Der verletzliche Körper
Ab den 1980er-Jahren ermutigte die Großformatfotografie zunehmend zu Aktbildern, die Verletzlichkeit und Sterblichkeit des Menschen thematisierten. Die Künstler:innen waren häufig selbst Gegenstand ihrer Bilder, und die Selbstdarstellung im Bild nahm explizit den Dialog mit dem Medium der Fotografie auf. Die zutiefst bekenntnishaften Werke von Künstler:innen wie Tracey Emin schildern mit Bild-Text-Kombinationen eigene traumatische Erlebnisse und deren emotionale Folgen.
Oftmals bleiben diese Selbstbildnisse jedoch bewusst zweideutig: Emin etwa präsentiert ihren verletzlichen nackten Körper, überlässt die Deutung der Beziehung zwischen Titel und Bild aber den Betrachtenden.
John Coplans studierte zunächst in London Malerei, übersiedelte jedoch 1959 in die USA. Zu Beginn der 1960er-Jahre wandte er sich von der Kunst ab und konzentrierte sich auf seine Tätigkeit als Schriftsteller, Kurator und Kunstkritiker.

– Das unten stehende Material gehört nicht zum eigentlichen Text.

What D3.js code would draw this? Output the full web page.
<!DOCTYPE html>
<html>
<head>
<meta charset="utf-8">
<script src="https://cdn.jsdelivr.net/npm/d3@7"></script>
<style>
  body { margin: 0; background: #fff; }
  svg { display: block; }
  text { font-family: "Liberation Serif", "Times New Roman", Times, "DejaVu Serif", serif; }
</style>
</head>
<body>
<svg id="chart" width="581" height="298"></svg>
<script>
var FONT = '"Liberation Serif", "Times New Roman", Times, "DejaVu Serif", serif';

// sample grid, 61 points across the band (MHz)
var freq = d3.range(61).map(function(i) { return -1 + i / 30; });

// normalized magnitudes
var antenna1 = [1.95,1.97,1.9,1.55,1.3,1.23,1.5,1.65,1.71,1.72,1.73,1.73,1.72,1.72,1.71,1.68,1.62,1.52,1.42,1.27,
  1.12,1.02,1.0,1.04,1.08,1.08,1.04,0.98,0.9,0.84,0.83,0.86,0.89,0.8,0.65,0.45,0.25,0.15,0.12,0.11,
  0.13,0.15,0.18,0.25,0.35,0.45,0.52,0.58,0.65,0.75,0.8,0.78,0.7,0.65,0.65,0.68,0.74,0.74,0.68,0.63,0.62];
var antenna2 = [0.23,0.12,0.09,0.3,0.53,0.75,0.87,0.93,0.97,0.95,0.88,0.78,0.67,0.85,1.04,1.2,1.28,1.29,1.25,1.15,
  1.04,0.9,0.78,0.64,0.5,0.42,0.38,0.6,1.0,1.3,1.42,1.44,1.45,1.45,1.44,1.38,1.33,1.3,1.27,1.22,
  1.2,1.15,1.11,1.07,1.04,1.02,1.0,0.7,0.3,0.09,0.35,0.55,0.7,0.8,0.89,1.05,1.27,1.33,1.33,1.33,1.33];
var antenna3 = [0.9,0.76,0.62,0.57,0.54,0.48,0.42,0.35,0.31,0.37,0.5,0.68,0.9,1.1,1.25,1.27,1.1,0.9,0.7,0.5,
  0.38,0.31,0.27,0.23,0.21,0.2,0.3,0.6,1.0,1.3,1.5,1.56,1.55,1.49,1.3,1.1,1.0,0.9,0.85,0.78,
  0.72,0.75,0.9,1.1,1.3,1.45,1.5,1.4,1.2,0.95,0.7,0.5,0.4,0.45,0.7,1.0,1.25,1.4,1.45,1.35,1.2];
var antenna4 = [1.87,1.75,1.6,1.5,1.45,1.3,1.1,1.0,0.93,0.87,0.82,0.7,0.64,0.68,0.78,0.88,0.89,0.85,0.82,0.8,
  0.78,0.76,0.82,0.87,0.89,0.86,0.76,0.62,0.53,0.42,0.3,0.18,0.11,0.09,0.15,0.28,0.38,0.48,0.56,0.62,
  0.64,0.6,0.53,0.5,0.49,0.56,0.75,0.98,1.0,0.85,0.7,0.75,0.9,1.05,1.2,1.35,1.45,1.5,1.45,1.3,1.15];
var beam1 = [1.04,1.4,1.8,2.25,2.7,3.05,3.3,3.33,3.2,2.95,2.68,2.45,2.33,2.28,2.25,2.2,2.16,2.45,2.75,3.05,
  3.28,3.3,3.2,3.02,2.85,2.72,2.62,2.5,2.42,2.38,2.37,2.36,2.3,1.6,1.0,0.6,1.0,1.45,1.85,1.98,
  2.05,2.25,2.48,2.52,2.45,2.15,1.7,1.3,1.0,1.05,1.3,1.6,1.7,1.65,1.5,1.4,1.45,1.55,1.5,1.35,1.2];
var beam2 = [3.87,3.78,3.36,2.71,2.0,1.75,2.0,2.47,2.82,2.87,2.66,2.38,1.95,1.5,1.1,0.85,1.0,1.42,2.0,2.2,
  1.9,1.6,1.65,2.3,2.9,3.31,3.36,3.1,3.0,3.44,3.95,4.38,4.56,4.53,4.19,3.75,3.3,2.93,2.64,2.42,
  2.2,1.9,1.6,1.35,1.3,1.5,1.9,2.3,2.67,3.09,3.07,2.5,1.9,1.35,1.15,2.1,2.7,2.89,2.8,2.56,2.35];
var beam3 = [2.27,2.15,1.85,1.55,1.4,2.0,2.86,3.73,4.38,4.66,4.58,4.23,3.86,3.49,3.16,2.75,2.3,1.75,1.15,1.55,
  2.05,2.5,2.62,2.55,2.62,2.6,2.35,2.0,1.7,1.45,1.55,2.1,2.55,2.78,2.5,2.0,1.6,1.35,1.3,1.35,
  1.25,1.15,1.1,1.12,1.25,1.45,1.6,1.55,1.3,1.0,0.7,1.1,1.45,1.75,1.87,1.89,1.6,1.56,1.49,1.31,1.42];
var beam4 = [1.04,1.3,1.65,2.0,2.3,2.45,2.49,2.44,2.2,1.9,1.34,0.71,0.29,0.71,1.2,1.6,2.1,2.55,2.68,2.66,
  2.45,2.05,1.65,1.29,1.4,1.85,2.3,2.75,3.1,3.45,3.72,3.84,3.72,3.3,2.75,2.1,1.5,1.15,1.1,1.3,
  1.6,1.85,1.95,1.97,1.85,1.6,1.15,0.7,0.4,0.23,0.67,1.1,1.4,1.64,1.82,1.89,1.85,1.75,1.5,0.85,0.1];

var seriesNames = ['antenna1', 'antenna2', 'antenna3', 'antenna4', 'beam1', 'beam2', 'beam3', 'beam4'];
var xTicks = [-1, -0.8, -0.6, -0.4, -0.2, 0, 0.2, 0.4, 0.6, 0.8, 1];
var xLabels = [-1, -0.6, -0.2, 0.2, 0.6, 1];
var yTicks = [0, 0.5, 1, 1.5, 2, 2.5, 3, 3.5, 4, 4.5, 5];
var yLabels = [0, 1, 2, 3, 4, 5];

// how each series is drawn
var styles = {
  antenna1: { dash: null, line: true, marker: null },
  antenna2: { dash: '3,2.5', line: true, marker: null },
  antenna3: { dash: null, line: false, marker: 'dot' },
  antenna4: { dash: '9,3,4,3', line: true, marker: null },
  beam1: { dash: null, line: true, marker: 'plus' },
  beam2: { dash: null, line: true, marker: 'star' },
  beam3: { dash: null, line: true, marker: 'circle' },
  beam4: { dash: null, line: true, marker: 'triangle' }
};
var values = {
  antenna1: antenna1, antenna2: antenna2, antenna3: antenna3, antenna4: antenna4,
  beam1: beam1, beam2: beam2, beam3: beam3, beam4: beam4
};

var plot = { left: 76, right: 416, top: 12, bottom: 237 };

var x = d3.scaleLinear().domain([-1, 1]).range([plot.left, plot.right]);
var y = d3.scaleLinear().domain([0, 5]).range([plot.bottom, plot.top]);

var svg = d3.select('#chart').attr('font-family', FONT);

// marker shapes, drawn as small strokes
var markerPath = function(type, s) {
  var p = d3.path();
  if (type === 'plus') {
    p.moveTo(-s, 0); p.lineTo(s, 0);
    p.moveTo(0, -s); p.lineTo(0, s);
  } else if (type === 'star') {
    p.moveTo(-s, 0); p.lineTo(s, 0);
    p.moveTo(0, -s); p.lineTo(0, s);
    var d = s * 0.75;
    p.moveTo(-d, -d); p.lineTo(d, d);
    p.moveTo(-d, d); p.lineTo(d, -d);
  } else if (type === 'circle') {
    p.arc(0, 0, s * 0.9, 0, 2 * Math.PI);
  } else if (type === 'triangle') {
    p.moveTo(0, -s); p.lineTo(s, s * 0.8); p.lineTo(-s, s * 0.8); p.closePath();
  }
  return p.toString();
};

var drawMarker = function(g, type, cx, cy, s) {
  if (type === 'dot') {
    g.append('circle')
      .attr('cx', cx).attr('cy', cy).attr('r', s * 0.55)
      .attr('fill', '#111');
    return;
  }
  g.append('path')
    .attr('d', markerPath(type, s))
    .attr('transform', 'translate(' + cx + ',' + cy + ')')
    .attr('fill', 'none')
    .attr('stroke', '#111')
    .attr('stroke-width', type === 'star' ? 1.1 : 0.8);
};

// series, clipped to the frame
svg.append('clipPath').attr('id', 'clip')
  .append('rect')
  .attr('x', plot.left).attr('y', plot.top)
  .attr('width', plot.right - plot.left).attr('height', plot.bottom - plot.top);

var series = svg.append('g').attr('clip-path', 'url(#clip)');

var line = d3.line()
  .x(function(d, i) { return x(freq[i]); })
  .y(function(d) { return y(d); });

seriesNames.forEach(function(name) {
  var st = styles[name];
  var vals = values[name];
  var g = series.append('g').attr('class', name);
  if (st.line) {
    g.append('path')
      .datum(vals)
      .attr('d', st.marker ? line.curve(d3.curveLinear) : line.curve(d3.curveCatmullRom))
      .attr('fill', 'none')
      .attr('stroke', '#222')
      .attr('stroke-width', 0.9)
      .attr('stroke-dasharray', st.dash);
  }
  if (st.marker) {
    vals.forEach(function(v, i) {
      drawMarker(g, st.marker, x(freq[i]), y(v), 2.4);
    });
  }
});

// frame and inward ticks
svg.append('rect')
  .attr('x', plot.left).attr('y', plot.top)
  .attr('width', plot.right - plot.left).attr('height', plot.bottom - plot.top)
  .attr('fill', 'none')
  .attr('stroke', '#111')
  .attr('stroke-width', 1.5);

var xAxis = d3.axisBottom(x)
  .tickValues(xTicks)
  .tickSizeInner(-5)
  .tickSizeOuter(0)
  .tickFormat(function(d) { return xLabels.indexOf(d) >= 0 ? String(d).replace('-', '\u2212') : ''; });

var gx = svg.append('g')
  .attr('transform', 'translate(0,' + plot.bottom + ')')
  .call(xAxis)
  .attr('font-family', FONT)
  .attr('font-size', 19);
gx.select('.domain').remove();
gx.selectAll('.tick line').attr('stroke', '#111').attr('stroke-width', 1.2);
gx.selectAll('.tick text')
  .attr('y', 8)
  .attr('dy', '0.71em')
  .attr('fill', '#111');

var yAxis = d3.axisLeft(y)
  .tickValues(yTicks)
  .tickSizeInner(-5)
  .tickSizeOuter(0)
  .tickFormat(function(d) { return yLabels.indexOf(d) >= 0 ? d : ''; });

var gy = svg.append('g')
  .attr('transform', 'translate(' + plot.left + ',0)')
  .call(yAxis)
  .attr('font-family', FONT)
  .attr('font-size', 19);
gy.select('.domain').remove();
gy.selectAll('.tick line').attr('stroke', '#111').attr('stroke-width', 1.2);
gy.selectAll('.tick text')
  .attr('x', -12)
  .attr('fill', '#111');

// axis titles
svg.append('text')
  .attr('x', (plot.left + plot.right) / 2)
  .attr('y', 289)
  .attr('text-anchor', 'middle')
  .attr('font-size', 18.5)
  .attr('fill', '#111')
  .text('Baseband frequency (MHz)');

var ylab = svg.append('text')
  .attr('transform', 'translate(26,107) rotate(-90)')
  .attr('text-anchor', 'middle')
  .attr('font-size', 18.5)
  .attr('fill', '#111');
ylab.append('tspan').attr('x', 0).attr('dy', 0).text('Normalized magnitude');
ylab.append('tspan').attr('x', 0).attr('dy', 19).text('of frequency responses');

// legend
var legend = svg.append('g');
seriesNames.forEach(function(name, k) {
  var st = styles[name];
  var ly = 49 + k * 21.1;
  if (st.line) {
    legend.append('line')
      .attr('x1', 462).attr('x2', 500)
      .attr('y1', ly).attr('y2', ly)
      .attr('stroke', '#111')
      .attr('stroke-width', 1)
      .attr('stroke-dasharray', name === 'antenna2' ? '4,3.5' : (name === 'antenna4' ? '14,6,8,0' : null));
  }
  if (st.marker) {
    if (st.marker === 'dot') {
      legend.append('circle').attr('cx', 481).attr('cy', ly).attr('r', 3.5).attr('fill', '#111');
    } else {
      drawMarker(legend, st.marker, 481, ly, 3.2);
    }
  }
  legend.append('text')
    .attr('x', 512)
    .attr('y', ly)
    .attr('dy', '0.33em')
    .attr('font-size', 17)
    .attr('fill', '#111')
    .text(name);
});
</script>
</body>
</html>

In den frühen 1980er-Jahren nahm er die aktive künstlerische Tätigkeit wieder auf und befasste sich mit dem Ausdruck universeller, ursprünglicher Gefühle, die im psychischen Unbewussten angesiedelt sind. Die Fotografie und sein eigener alternder Körper wurden zu zentralen Themen. Der Leib wird zum Gegenstand, den man im Medium der Fotografie auf eine Weise betrachten kann, wie es mit bloßem Auge nicht möglich ist. Dabei sind seine Bilder eine Hommage an den Ansatz feministischer Künstlerinnen wie Valie Export oder Carolee Schneemann, die in den 1970er-Jahren ihren eigenen Körper als kreatives Medium einsetzten.

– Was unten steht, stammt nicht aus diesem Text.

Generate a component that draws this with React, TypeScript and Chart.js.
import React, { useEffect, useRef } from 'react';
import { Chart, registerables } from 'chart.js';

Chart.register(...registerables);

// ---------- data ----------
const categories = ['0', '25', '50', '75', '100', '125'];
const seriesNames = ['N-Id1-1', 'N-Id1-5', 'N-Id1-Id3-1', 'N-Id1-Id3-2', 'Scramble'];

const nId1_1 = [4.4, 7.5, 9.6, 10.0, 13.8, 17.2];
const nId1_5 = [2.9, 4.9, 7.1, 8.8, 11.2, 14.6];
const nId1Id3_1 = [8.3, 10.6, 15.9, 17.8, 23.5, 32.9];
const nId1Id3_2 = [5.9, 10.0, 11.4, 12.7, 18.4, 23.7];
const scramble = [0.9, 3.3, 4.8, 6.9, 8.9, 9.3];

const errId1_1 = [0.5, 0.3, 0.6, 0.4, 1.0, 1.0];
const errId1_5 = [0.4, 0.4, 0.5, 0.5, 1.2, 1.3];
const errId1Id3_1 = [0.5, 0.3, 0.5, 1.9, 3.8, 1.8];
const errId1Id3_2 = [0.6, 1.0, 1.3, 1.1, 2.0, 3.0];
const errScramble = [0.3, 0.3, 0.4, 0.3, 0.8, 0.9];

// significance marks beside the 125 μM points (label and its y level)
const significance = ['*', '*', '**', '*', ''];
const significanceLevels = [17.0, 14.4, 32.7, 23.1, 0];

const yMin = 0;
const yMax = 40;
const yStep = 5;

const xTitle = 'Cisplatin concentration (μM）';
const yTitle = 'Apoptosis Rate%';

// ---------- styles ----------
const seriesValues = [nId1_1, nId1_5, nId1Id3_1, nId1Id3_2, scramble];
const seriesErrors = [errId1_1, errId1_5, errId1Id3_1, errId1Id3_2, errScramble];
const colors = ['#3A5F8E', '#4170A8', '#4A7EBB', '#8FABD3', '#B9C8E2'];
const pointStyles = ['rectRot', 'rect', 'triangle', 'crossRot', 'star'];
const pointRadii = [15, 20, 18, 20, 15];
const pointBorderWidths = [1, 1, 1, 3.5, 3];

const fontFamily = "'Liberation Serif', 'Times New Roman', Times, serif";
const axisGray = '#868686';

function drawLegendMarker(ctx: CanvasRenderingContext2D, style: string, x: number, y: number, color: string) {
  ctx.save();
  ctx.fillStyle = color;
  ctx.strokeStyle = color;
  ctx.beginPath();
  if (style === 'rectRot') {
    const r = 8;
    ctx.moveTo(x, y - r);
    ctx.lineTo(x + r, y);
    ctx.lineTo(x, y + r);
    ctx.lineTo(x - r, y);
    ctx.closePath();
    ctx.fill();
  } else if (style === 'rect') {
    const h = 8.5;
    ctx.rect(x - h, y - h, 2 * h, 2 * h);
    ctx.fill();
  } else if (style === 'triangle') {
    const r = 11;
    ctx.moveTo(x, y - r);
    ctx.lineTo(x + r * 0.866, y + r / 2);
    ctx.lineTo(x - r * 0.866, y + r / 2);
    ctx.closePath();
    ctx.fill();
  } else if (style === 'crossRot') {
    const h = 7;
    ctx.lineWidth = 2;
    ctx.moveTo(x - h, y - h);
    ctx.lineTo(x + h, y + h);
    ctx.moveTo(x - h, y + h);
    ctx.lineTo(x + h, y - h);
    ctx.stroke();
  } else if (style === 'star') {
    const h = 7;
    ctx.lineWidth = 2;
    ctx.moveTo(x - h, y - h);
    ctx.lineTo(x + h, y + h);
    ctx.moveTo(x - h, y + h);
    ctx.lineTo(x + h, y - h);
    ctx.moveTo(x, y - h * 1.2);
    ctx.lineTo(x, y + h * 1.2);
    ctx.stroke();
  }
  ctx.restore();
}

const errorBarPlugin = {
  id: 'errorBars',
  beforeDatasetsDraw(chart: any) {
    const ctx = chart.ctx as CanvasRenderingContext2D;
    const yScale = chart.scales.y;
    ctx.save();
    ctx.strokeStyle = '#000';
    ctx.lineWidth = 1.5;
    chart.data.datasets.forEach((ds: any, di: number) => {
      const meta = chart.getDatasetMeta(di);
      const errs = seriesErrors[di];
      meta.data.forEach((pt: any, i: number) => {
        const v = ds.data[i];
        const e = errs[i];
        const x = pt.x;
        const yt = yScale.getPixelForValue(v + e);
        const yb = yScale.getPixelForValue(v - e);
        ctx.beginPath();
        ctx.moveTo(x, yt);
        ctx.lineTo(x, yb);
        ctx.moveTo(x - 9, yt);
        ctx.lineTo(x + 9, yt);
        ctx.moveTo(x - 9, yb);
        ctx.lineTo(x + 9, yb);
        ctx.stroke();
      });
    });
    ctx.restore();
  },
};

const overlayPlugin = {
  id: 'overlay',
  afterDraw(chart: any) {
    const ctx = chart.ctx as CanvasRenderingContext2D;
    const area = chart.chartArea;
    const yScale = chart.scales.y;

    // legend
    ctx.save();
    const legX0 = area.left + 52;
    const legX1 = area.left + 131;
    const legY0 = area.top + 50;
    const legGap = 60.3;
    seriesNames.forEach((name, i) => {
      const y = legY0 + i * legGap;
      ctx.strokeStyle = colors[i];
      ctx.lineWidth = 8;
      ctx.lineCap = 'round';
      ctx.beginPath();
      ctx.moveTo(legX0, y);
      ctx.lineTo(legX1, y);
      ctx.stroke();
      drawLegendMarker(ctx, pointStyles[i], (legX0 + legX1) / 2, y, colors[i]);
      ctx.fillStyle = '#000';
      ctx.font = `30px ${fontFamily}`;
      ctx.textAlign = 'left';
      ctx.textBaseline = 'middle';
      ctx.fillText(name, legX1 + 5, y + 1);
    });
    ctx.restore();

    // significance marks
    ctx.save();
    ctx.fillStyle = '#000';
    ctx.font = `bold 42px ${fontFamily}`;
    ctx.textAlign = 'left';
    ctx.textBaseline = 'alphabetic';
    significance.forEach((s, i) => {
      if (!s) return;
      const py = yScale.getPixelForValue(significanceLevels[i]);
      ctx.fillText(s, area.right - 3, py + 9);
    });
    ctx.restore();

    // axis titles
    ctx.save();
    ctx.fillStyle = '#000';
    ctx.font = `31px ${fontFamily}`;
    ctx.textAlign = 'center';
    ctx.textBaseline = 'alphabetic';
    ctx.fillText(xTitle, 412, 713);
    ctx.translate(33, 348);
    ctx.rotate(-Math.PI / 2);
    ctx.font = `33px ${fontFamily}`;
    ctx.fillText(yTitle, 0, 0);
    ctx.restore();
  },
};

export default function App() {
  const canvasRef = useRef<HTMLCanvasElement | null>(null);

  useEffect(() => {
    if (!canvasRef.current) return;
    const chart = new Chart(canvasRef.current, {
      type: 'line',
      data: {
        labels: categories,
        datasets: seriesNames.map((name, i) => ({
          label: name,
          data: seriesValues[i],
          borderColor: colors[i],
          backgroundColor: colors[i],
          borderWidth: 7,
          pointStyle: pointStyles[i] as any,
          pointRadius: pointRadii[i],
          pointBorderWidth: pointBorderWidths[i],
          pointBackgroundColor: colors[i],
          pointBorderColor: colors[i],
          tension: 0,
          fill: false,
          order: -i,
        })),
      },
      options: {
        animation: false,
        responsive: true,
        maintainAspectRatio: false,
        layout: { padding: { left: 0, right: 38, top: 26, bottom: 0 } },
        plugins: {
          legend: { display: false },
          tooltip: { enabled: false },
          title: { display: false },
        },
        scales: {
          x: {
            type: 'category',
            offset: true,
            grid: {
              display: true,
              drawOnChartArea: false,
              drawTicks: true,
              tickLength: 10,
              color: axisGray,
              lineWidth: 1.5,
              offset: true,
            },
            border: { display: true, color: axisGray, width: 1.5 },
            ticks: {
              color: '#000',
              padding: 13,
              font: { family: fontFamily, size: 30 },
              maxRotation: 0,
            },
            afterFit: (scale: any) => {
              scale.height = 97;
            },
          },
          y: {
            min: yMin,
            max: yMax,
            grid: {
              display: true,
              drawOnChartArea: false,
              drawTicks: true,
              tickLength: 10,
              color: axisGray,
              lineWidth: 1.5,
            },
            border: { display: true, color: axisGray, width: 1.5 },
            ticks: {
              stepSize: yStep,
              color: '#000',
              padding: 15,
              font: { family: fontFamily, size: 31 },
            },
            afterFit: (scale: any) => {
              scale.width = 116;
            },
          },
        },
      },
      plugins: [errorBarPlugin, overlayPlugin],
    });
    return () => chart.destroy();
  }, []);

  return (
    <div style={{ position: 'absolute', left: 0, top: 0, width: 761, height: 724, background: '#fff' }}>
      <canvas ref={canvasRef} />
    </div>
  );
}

Die 14 Fotografien von „Aufstand der Libido Teil I und Teil II“ sind Teil einer Serie, die in Zusammenarbeit mit Rosy Martin und David Roberts entstanden ist und die Welt einer Hausfrau der britischen Arbeiter:innenschicht der 1950er-Jahre aus der Perspektive einer jungen Frau der späten 1980er einfängt. Sie zeigen den Konflikt zwischen dem Stereotyp der perfekten Hausfrau und ihrer erotischen und sexuellen Freiheit sowie häuslicher Gewalt – ein Leben zwischen Pflichten, Lust und Missbrauch.
Als Rineke Dijkstra 1994 beschloss, diese drei großformatigen Porträtfotografien anzufertigen, nachdem sie die Entbindung einer Freundin miterlebt hatte, gab sie Geburtsdarstellungen damit eine völlig neue Richtung. Die drei Aufnahmen entstanden eine Stunde (Julie), einen Tag (Tecla) und eine Woche (Saskia) nach einer Niederkunft.
Dijkstra gelang es, die physische Realität dieser Frauen zu einem Zeitpunkt einzufangen, an dem sie nicht alles unter Kontrolle hatten. Zugleich strahlen alle drei eine bemerkenswerte Würde aus. Mit dem Mittel des förmlich posierten Ganzkörperporträts enthüllt Dijkstra etwas von dem, was in diesen Menschen vor sich geht: die emotionale Intensität hinter der maskenhaften Mimik und der Körperhaltung. Das mit Datum und Ort betitelte fotografische Porträt dokumentiert einen bestimmten Zeitpunkt, zu dem die Person ein bestimmtes Erlebnis hatte.